Une justice bloquée par la volonté politique
Si certains expriment des craintes par rapport à cette initiative, d’autres y voient une opportunité à ne pas rater. « Il est de notre droit de réclamer et rétablir la justice, même si ceci devra se faire à travers la justice européenne », a tweeté lundi, dans le même sillage, Ghada Aoun, procureure générale auprès du parquet d’appel du Mont-Liban, qui avait engagé des poursuites contre M. Salamé en juin dernier. Son action publique n’a pas été suivie à ce jour de l’instruction du dossier dont elle avait la charge. De même, les poursuites engagées par l’avocat général près du parquet financier, Jean Tannous, concernant l’affaire Forry associates Ltd, n’avaient pas abouti, s’étant arrêtées au niveau du juge d’instruction, à la même période. Il s’agissait d’une société dont Raja Salamé, frère du gouverneur de la BDL, était le bénéficiaire économique, et qui était liée avec la Banque centrale par un contrat de courtage grâce auquel elle avait obtenu 330 millions de dollars de commissions sur la vente de titres financiers.

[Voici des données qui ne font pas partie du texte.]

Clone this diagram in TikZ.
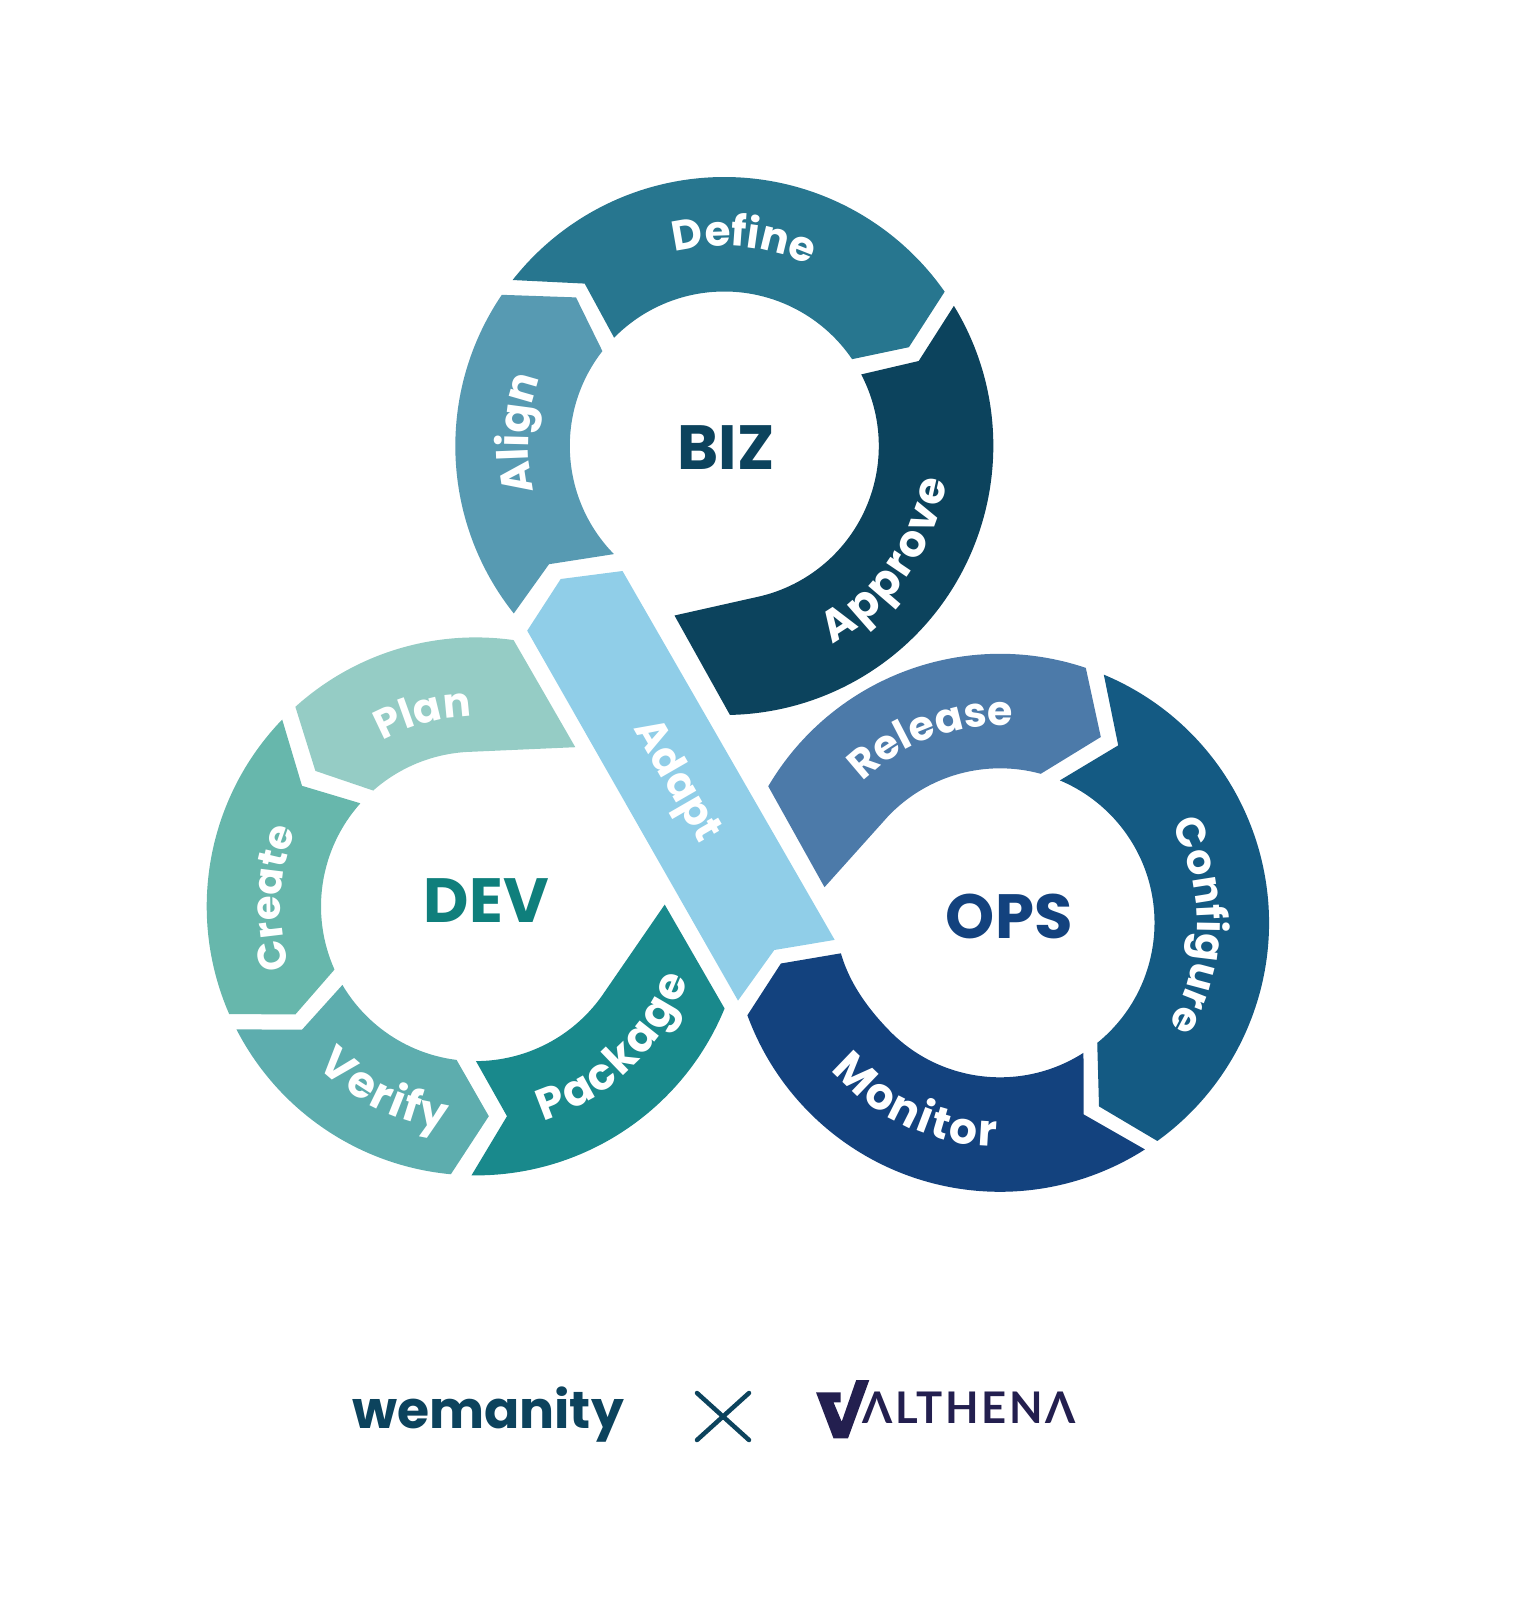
\documentclass[tikz,border=0pt]{standalone}
\usepackage{fontspec}
\usetikzlibrary{decorations.text}
\setmainfont{Poppins}
\newfontfamily\lab{Poppins}
\newfontfamily\logofont[LetterSpace=6]{Lato Bold}
\definecolor{cdefine}{HTML}{27768F}
\definecolor{calign}{HTML}{579AB2}
\definecolor{capprove}{HTML}{0C435D}
\definecolor{cadapt}{HTML}{90CEE8}
\definecolor{cplan}{HTML}{95CCC5}
\definecolor{ccreate}{HTML}{67B7AC}
\definecolor{cverify}{HTML}{5DADAE}
\definecolor{cpackage}{HTML}{19898C}
\definecolor{crelease}{HTML}{4C7AA9}
\definecolor{cconfigure}{HTML}{145A83}
\definecolor{cmonitor}{HTML}{13427E}
\definecolor{cdevtxt}{HTML}{0F7F7C}
\definecolor{cnavy}{HTML}{231F4F}
% #1 centre, #2 radius, #3 start angle, #4 end angle: go to the arc start, then follow it
\newcommand\ringarc[4]{([shift={(#3:#2)}]#1) arc[start angle=#3,end angle=#4,radius=#2]}
% size cx cy r a b text gap; the arc runs past both ends so no letter is dropped
\newcommand\ringlabel[8]{%
  \pgfmathsetmacro\aS{#5+20*sign(#5-#6)}%
  \pgfmathsetmacro\aE{#6-20*sign(#5-#6)}%
  \path[decorate,decoration={text effects along path,text={#7},text align=center,
    text effects/.cd,text along path,
    characters={text=white,font=\lab\bfseries\fontsize{#1}{#1}\selectfont,inner sep=0pt},
    character widths={font=\lab\bfseries\fontsize{#1}{#1}\selectfont,inner sep=0pt,inner xsep=#8}}]
    (#2,-#3) ++(\aS:#4) arc[start angle=\aS,end angle=\aE,radius=#4];}
\tikzset{
  hub/.style={font=\bfseries\fontsize{62.5}{62.5}\selectfont,inner sep=0pt},
}
\begin{document}
\begin{tikzpicture}[x=1pt,y=1pt]
\useasboundingbox (0,0) rectangle (1528,-1600);
\coordinate (B) at (724.3,-446);
\coordinate (D) at (475.7,-906.4);
\coordinate (O) at (1000,-922.8);
% BIZ
\fill[cdefine] \ringarc{B}{269}{141.9}{35} -- (908.9,-347.2) -- \ringarc{B}{154.5}{34.2}{135.5} -- (584.7,-283.6) -- cycle;
\fill[calign] \ringarc{B}{269}{145.8}{218.5} -- (549,-564.2) -- \ringarc{B}{154.5}{224.4}{142.1} -- (576,-297.4) -- cycle;
\fill[capprove] \ringarc{B}{269}{31.4}{-88.8} -- (674.5,-615.5) -- \ringarc{B}{154.5}{-78.1}{27.6} -- (918.7,-361) -- cycle;
% DEV
\fill[cplan] \ringarc{D}{269}{132.1}{81.9} -- (575.3,-747.2) -- \ringarc{D}{154.7}{93.5}{131.5} -- (315.4,-770.9) -- cycle;
\fill[ccreate] \ringarc{D}{269}{136}{203.6} -- (295.4,-1014.4) -- \ringarc{D}{154.7}{204.1}{138.2} -- (302,-785.8) -- cycle;
\fill[cverify] \ringarc{D}{269}{207.2}{264.7} -- (488.8,-1116.2) -- \ringarc{D}{154.7}{262.9}{210.5} -- (302,-1029.7) -- cycle;
\fill[cpackage] \ringarc{D}{154.7}{-89.9}{-35.3} -- (664.7,-904.6) -- \ringarc{D}{269}{-22.3}{-90.9} -- (507,-1116.2) -- cycle;
% OPS
\fill[crelease] \ringarc{O}{269}{149.5}{71.4} -- (1100.8,-737) -- \ringarc{O}{154.5}{74.7}{136.4} -- (824.5,-887.2) -- cycle;
\fill[cconfigure] \ringarc{O}{269}{67.3}{-54.2} -- (1099,-1106.4) -- \ringarc{O}{154.5}{-51}{67.2} -- (1118.2,-745.4) -- cycle;
\fill[cmonitor] \ringarc{O}{269}{200.1}{302.6} -- (1083.7,-1114.4) -- \ringarc{O}{154.5}{302.7}{225}
  .. controls (870,-1011) and (850,-985) .. (840.9,-953.3) -- (780.9,-963.5) -- cycle;
% Adapt band
\fill[cadapt] (560.7,-579) -- (622.5,-571) -- (834.7,-939.9) -- (774.3,-950) -- (738,-1000.6) -- (527.2,-630.7) -- cycle;
% ring labels
\ringlabel{42}{724.3}{446}{200}{104}{65}{Define}{0pt}
\ringlabel{43}{724.3}{446}{196}{192.7}{160.4}{Align}{0pt}
\ringlabel{44}{724.3}{446}{225}{-60}{-10.4}{Approve}{1pt}
\ringlabel{41}{475.7}{906.4}{190}{118}{92.6}{Plan}{0pt}
\ringlabel{40}{475.7}{906.4}{195}{199.5}{155.8}{Create}{0pt}
\ringlabel{44}{475.7}{906.4}{225}{228.4}{259}{Verify}{1pt}
\ringlabel{44}{475.7}{906.4}{225}{-69.5}{-22}{Package}{1pt}
\ringlabel{41}{1000}{922.8}{197}{133.5}{87}{Release}{0pt}
\ringlabel{41}{1000}{922.8}{197}{30.3}{-32}{Configure}{0pt}
\ringlabel{44}{1000}{922.8}{224}{221.4}{268.5}{Monitor}{1pt}
\node[rotate=-60,text=white,inner sep=0pt,font=\lab\bfseries\fontsize{42}{42}\selectfont] (adapt) at (675.3,-781.8) {Adapt};
% hubs
\node[hub,text=capprove] (biz) at (726,-448) {BIZ};
\node[hub,text=cdevtxt] (dev) at (486.3,-900.6) {DEV};
\node[hub,text=cmonitor] (ops) at (1009.2,-916.3) {OPS};
% logos
\node[anchor=base,text=capprove,inner sep=0pt,font=\bfseries\fontsize{52}{52}\selectfont] (wem) at (488,-1428) {wemanity};
\coordinate (xa) at (697,-1393);
\coordinate (xb) at (749,-1440);
\coordinate (xc) at (749,-1393);
\coordinate (xd) at (697,-1440);
\draw[capprove,line width=4.5pt,line cap=round] (xa) -- (xb) (xc) -- (xd);
\fill[cnavy] (816,-1392.3) -- (833.5,-1438.3) -- (848,-1438.3) -- (869.3,-1380) -- (856.2,-1380) -- (841.7,-1421.7) -- (833.5,-1402.3) -- (840.7,-1402.3) -- (840.7,-1392.3) -- cycle;
\node[anchor=base west,text=cnavy,inner sep=0pt,font=\logofont\fontsize{43.6}{43.6}\selectfont] (alth) at (862,-1423) {ΛLTHENΛ};
\end{tikzpicture}
\end{document}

« Si l’argent blanchi concerne également les Etats européens, il est de leur droit d’enquêter (…), d’autant que la justice libanaise n’exécute pas les commissions rogatoires provenant de l’extérieur (…) », a encore tweeté Mme Aoun.

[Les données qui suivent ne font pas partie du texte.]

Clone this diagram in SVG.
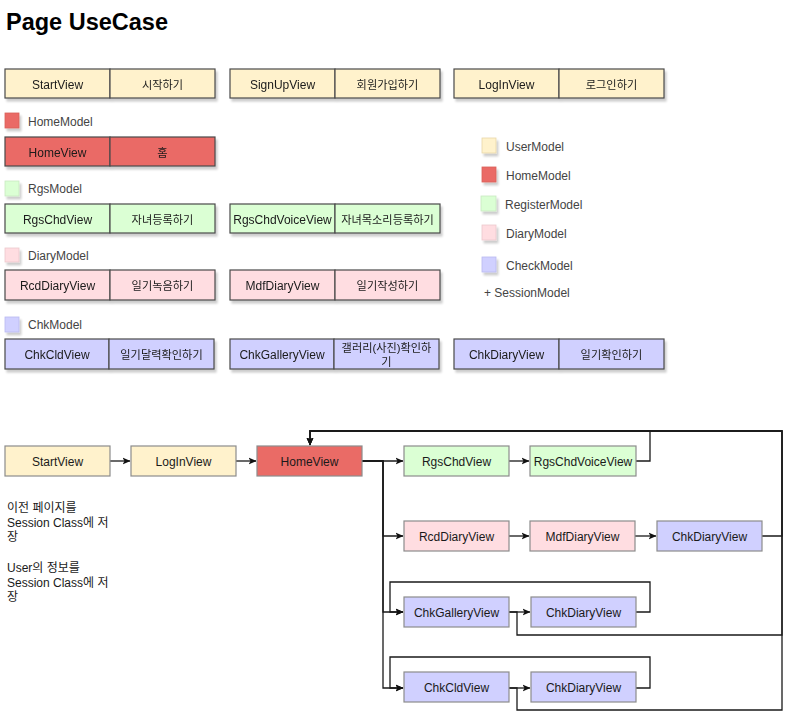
<svg xmlns="http://www.w3.org/2000/svg" width="792" height="719" viewBox="0 0 792 719">
<defs>
<filter id="sh" x="-20%" y="-20%" width="150%" height="160%">
<feGaussianBlur in="SourceAlpha" stdDeviation="1"/>
<feOffset dx="2" dy="2.5" result="o"/>
<feComponentTransfer><feFuncA type="linear" slope="0.2"/></feComponentTransfer>
<feMerge><feMergeNode/><feMergeNode in="SourceGraphic"/></feMerge>
</filter>
<marker id="arr" markerWidth="10" markerHeight="10" refX="7.5" refY="4" orient="auto" markerUnits="userSpaceOnUse">
<path d="M0,0.5 L8,4 L0,7.5 L2,4 Z" fill="#111"/>
</marker>
</defs>
<style>
text{font-family:"Liberation Sans","Noto Sans CJK KR",Arial,sans-serif;font-size:12px;fill:#1a1a1a}
.c{text-anchor:middle;dominant-baseline:central;transform:translateY(1px)}
.k{font-size:11.2px}
.lg{fill:#444;dominant-baseline:central;transform:translateY(1px)}
.cell{stroke:#4a4a4a;stroke-width:1.2}
.node{stroke:#8c8c8c;stroke-width:1.2}
.y{fill:#fff2cc}.r{fill:#ea6b66}.g{fill:#dbffd4}.p{fill:#ffdde1}.b{fill:#d0d0ff}
.sw{stroke-width:0.8;filter:url(#sh)}
.e{fill:none;stroke:#1a1a1a;stroke-width:1.3}
.ea{fill:none;stroke:#1a1a1a;stroke-width:1.3;marker-end:url(#arr)}
</style>
<rect width="792" height="719" fill="#fff"/>
<text id="title" x="6" y="30" style="font-size:23.5px;font-weight:bold;fill:#000">Page UseCase</text>

<!-- Table rows -->
<g id="t-start" filter="url(#sh)"><rect class="cell y" x="5" y="69" width="105" height="29"/><rect class="cell y" x="110" y="69" width="105" height="29"/><text class="c" x="57.5" y="83.5">StartView</text><text class="c k" x="162.5" y="83.5">시작하기</text></g>
<g id="t-signup" filter="url(#sh)"><rect class="cell y" x="230" y="69" width="105" height="29"/><rect class="cell y" x="335" y="69" width="105" height="29"/><text class="c" x="282.5" y="83.5">SignUpView</text><text class="c k" x="387.5" y="83.5">회원가입하기</text></g>
<g id="t-login" filter="url(#sh)"><rect class="cell y" x="454" y="69" width="105" height="29"/><rect class="cell y" x="559" y="69" width="105" height="29"/><text class="c" x="506.5" y="83.5">LogInView</text><text class="c k" x="611.5" y="83.5">로그인하기</text></g>

<g id="sw-home"><rect class="sw r" x="5" y="113" width="14" height="15" stroke="#d9605b"/><text class="lg" x="28" y="121">HomeModel</text></g>
<g id="t-home" filter="url(#sh)"><rect class="cell r" x="5" y="137" width="105" height="29"/><rect class="cell r" x="110" y="137" width="105" height="29"/><text class="c" x="57.5" y="151.5">HomeView</text><text class="c k" x="162.5" y="151.5">홈</text></g>

<g id="sw-rgs"><rect class="sw g" x="5" y="181" width="14" height="15" stroke="#c9e8c0"/><text class="lg" x="28" y="188">RgsModel</text></g>
<g id="t-rgschd" filter="url(#sh)"><rect class="cell g" x="5" y="204" width="105" height="29"/><rect class="cell g" x="110" y="204" width="105" height="29"/><text class="c" x="57.5" y="218.5">RgsChdView</text><text class="c k" x="162.5" y="218.5">자녀등록하기</text></g>
<g id="t-rgsvoice" filter="url(#sh)"><rect class="cell g" x="230" y="204" width="105" height="29"/><rect class="cell g" x="335" y="204" width="105" height="29"/><text class="c" x="282.5" y="218.5">RgsChdVoiceView</text><text class="c k" x="387.5" y="218.5">자녀목소리등록하기</text></g>

<g id="sw-diary"><rect class="sw p" x="5" y="248" width="14" height="14" stroke="#ecc8cc"/><text class="lg" x="28" y="255">DiaryModel</text></g>
<g id="t-rcd" filter="url(#sh)"><rect class="cell p" x="5" y="270" width="105" height="30"/><rect class="cell p" x="110" y="270" width="105" height="30"/><text class="c" x="57.5" y="285">RcdDiaryView</text><text class="c k" x="162.5" y="285">일기녹음하기</text></g>
<g id="t-mdf" filter="url(#sh)"><rect class="cell p" x="230" y="270" width="105" height="30"/><rect class="cell p" x="335" y="270" width="105" height="30"/><text class="c" x="282.5" y="285">MdfDiaryView</text><text class="c k" x="387.5" y="285">일기작성하기</text></g>

<g id="sw-chk"><rect class="sw b" x="5" y="317" width="14" height="15" stroke="#babaf0"/><text class="lg" x="28" y="324">ChkModel</text></g>
<g id="t-chkcld" filter="url(#sh)"><rect class="cell b" x="5" y="339" width="104" height="30"/><rect class="cell b" x="109" y="339" width="105" height="30"/><text class="c" x="57" y="354">ChkCldView</text><text class="c k" x="161.5" y="354">일기달력확인하기</text></g>
<g id="t-chkgal" filter="url(#sh)"><rect class="cell b" x="230" y="339" width="104" height="30"/><rect class="cell b" x="334" y="339" width="105" height="30"/><text class="c" x="282" y="354">ChkGalleryView</text><text class="c k" x="386.5" y="347">갤러리(사진)확인하</text><text class="c k" x="386.5" y="361">기</text></g>
<g id="t-chkdiary" filter="url(#sh)"><rect class="cell b" x="454" y="339" width="105" height="30"/><rect class="cell b" x="559" y="339" width="105" height="30"/><text class="c" x="506.5" y="354">ChkDiaryView</text><text class="c k" x="611.5" y="354">일기확인하기</text></g>

<!-- Legend -->
<g id="legend">
<rect class="sw y" x="482" y="138" width="14" height="15" stroke="#e8d8a8"/><text class="lg" x="506" y="146">UserModel</text>
<rect class="sw r" x="482" y="167" width="14" height="15" stroke="#d9605b"/><text class="lg" x="506" y="175">HomeModel</text>
<rect class="sw g" x="481" y="196" width="15" height="15" stroke="#c9e8c0"/><text class="lg" x="505" y="204">RegisterModel</text>
<rect class="sw p" x="482" y="225" width="14" height="15" stroke="#ecc8cc"/><text class="lg" x="506" y="233">DiaryModel</text>
<rect class="sw b" x="482" y="257" width="14" height="15" stroke="#babaf0"/><text class="lg" x="506" y="265">CheckModel</text>
<text class="lg" x="484" y="292">+ SessionModel</text>
</g>

<!-- Notes -->
<g id="notes" style="fill:#222">
<text x="7" y="512">이전 페이지를</text>
<text x="7" y="527">Session Class에 저</text>
<text x="7" y="541">장</text>
<text x="7" y="572">User의 정보를</text>
<text x="7" y="587">Session Class에 저</text>
<text x="7" y="601">장</text>
</g>

<!-- Connectors -->
<g id="connectors">
<path class="ea" d="M110,461 H130"/>
<path class="ea" d="M236,461 H256"/>
<path class="ea" d="M362,461 H403"/>
<path class="ea" d="M362,461 H383 V536 H403"/>
<path class="ea" d="M362,461 H383 V612 H403"/>
<path class="ea" d="M362,461 H383 V688 H403"/>
<path class="ea" d="M509,461 H529"/>
<path class="ea" d="M636,461 H650 V431 H310 V445"/>
<path class="ea" d="M509,536 H529"/>
<path class="ea" d="M635,536 H656"/>
<path class="ea" d="M762,536 H782 V431 H310 V445"/>
<path class="ea" d="M509,612 H530"/>
<path class="ea" d="M636,612 H650 V582 H390 V612 H403"/>
<path class="ea" d="M509,612 H517 V635 H782 V431 H310 V445"/>
<path class="ea" d="M509,688 H530"/>
<path class="ea" d="M636,688 H650 V657 H390 V688 H403"/>
<path class="ea" d="M509,688 H517 V710 H782 V431 H310 V445"/>
</g>

<!-- Flow nodes -->
<g id="n-start"><rect class="node y" x="5" y="446" width="105" height="30"/><text class="c" x="57.5" y="461">StartView</text></g>
<g id="n-login"><rect class="node y" x="131" y="446" width="105" height="30"/><text class="c" x="183.5" y="461">LogInView</text></g>
<g id="n-home"><rect class="node r" x="257" y="446" width="105" height="30"/><text class="c" x="309.5" y="461">HomeView</text></g>
<g id="n-rgschd"><rect class="node g" x="404" y="446" width="105" height="30"/><text class="c" x="456.5" y="461">RgsChdView</text></g>
<g id="n-rgsvoice"><rect class="node g" x="530" y="446" width="106" height="30"/><text class="c" x="583" y="461">RgsChdVoiceView</text></g>
<g id="n-rcd"><rect class="node p" x="404" y="521" width="105" height="30"/><text class="c" x="456.5" y="536">RcdDiaryView</text></g>
<g id="n-mdf"><rect class="node p" x="530" y="521" width="105" height="30"/><text class="c" x="582.5" y="536">MdfDiaryView</text></g>
<g id="n-chkdiary1"><rect class="node b" x="657" y="521" width="105" height="30"/><text class="c" x="709.5" y="536">ChkDiaryView</text></g>
<g id="n-chkgal"><rect class="node b" x="404" y="597" width="105" height="30"/><text class="c" x="456.5" y="612">ChkGalleryView</text></g>
<g id="n-chkdiary2"><rect class="node b" x="531" y="597" width="105" height="30"/><text class="c" x="583.5" y="612">ChkDiaryView</text></g>
<g id="n-chkcld"><rect class="node b" x="404" y="672" width="105" height="30"/><text class="c" x="456.5" y="687">ChkCldView</text></g>
<g id="n-chkdiary3"><rect class="node b" x="531" y="672" width="105" height="30"/><text class="c" x="583.5" y="687">ChkDiaryView</text></g>
</svg>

Face à cette stagnation judiciaire au plan local, Nizar Saghieh, fondateur de l’ONG Legal agenda, voit dans l’initiative des magistrats européens « un espoir » de retrouver la justice. A ceux qui estiment qu’une justice étrangère exercée sur le sol libanais constitue un affront à une justice souveraine au Liban, l’avocat activiste rétorque que c’est « la volonté politique de bloquer cette justice qui lui fait perdre sa souveraineté ». « Dénoncer l’investigation européenne dans ces conditions et en l’absence de toute alternative nationale reviendrait à renier au peuple libanais le droit à la justice », martèle-t-il. Et de déplorer que « l’Etat libanais ne se soit pas constitué partie civile pour protéger ses droits relatifs aux biens mal acquis à l’étranger ». Ce qui, met-il en garde, « empêchera la restitution de tels avoirs, qui seront alors attribués aux Etats dans lesquels ils se situent ».